By FXEmpire.com

The Light Sweet Crude markets initially fell during the Monday session, only to turn around and pop during the later hours of the session. The oil markets have been held hostage by the situation involving the Iranians and the West as the nuclear program standoff continues between the two. In all practicality, it is very unlikely that the Iranians will block the Strait of Hormuz, but this threat is what started all of this in the marketplace. Many traders are starting to wonder whether or not the Israelis are going to act on their own, and this gets the markets nervous.

Leaving the Middle East alone, there is a significant amount of demand coming out of the emerging markets at the moment. True, the United States is lagging a bit as far as consumption lately, but the Chinese and Indians seem set on making up the difference. With the announcement of a slightly stronger than expected PMI number out of China over the weekend, it suggests that the Chinese are moving right along, and this would mean continued demand out of that large market.

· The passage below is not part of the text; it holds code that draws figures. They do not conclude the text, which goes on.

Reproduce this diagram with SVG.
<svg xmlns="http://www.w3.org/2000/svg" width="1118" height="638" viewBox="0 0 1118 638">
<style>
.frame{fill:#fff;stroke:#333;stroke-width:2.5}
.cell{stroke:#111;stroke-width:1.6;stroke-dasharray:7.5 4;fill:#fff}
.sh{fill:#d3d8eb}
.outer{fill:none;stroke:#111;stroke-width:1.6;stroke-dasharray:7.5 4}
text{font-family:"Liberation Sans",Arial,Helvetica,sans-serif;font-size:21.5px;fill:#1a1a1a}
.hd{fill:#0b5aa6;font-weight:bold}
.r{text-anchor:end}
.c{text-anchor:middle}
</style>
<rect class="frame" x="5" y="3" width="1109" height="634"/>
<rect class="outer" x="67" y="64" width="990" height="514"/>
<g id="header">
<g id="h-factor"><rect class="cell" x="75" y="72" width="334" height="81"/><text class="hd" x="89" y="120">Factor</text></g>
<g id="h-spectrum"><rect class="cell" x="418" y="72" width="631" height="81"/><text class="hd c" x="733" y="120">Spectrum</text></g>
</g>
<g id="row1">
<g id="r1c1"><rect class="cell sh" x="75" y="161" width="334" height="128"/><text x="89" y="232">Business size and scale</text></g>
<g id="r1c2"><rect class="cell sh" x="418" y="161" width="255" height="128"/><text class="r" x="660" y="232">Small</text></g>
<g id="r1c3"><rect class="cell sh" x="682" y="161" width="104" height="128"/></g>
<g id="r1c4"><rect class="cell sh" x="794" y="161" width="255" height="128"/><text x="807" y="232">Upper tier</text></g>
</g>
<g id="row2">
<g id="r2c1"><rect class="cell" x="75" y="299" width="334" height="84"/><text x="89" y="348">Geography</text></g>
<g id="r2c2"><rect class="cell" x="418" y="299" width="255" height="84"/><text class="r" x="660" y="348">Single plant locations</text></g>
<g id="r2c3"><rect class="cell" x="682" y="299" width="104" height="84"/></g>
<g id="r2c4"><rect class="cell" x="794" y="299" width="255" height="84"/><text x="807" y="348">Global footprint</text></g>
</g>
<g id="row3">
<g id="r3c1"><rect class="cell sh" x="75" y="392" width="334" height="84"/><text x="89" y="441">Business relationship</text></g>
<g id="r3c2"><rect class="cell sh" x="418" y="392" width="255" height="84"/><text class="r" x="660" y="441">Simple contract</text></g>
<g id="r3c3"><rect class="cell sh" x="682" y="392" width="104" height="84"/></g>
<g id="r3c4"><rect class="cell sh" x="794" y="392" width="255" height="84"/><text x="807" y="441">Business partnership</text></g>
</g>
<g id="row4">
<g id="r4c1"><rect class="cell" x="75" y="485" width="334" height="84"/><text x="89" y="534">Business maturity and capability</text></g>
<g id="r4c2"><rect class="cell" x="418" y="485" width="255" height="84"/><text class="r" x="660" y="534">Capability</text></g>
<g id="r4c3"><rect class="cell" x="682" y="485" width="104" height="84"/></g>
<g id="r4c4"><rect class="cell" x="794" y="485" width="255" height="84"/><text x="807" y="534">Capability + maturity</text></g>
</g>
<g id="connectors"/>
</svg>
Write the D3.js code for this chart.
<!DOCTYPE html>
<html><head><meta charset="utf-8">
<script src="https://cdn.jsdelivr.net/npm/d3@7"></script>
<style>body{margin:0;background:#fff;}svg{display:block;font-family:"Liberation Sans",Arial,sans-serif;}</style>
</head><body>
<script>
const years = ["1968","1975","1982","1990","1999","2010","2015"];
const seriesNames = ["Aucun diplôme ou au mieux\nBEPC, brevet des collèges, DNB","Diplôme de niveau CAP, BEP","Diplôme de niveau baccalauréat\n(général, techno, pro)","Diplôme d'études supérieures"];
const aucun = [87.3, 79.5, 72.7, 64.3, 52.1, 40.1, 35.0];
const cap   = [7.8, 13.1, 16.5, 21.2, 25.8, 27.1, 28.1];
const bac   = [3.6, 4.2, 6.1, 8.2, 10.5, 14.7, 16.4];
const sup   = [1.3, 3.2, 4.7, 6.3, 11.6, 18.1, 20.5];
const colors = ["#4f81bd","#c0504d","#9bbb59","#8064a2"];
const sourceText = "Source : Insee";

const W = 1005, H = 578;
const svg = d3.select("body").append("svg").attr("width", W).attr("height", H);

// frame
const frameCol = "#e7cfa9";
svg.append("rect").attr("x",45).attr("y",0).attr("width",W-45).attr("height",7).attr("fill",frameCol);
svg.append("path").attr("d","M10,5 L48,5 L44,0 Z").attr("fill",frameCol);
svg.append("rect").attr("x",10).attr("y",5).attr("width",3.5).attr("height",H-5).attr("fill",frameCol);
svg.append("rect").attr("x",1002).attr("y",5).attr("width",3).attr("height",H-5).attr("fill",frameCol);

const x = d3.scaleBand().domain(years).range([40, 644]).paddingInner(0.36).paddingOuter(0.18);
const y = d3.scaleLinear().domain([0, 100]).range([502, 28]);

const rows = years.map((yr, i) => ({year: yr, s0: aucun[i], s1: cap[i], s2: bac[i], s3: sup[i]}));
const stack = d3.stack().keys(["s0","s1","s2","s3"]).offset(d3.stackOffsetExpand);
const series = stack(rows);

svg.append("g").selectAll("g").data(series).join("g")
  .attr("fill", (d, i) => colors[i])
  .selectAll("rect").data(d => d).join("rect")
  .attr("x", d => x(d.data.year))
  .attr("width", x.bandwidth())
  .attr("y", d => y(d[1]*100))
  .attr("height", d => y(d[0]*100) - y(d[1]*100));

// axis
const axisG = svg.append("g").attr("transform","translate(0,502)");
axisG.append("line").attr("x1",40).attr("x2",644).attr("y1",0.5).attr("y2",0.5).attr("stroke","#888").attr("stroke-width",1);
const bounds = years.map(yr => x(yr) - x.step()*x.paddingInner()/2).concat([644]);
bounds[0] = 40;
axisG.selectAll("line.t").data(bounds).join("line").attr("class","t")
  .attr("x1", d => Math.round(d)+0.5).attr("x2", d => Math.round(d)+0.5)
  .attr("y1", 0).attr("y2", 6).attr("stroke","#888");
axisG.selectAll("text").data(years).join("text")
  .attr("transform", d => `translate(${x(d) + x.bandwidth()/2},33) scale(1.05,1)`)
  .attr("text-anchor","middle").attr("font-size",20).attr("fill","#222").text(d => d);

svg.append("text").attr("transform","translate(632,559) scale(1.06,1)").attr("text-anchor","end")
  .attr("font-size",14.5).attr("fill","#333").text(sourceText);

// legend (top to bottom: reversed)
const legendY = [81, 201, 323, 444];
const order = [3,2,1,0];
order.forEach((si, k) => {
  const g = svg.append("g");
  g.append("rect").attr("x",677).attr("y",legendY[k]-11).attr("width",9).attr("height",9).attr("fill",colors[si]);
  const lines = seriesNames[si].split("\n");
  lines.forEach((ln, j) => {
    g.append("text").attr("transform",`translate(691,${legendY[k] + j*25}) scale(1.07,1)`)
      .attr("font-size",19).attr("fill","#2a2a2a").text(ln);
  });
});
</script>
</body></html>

Looking at the charts, the $104 area is still significant, and should continue to support the market. However, what was once a clear flag now looks more and more like a descending channel – a very bearish sign. Because of this, we have to be cognizant of the barriers in order to look for some kind of breakout in either direction. The channel itself is a bit tight, but when it gives it should lead the way for the immediate future in this market.

The Dollar keeps gaining against many other currencies, and as a result the value of it grows. This tends to drive the price down for oil as the stronger Dollar means that it takes less of them to pay for a barrel. With today’s action, we actually like the long side of this trade, but need to see the top of the descending channel broken in order to get involved. Selling is still hard for us to do until we get below the $95 level.